Some mentoring relationships lasted a lifetime, others lasted just weeks.

One of the most meaningful mentors in my life never called himself my mentor, nor did I ever identify him that way. I thought of Si Cathcart, who was ten years my senior and a member of the GE board, as my friend. To my great sadness, he died in 2002.

Si was everything people look for in a great mentor—a person who cheered me on and challenged me in equal measure. His judgment about people was pitch-perfect, and I rarely made a big decision on hiring without running it by him first. During the toughest period of my career, when I was choosing a successor to recommend to the board, Si spent several hundred hours over the course of five years visiting all of the candidates and sharing his impressions with me.*

Si, the longtime chairman of Illinois Tool Works, was on the GE board when I became CEO. We played golf often and chatted on the phone regularly. Si used both these venues to push my thinking up unseen alleys and around blind corners. “Are you sure that guy’s not a phony?” he would ask. “Do you think that acquisition is still going to make you happy when the fanfare dies down?” Si always knew the right question to ask.

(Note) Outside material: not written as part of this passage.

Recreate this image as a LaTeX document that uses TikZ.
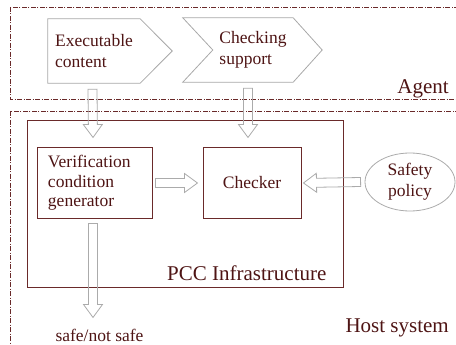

I had another great mentor in Dennis Dammerman, who was not only younger than me by ten years, but my subordinate as well.

I met Dennis in 1977, when I was named head of GE’s consumer products group. I arrived in the job knowing basically nothing about insurance or financing, the main activities of GE Capital, one of the group’s businesses. Dennis, whom I had hired as my financial analyst, had spent several years there.

For months on end, Dennis taught me something every single day. His patience was remarkable. Here was his boss asking him to define the simplest concepts—I barely understood types of debt in those days. After all, I had come from the manufacturing side of GE. When we wanted money, all we did was make a pitch to corporate, and if the proposal was good enough, they sent it. Suddenly, I was dealing with combined ratios, delinquencies, leveraged leases, and the like.

Dennis basically downloaded his brain into mine.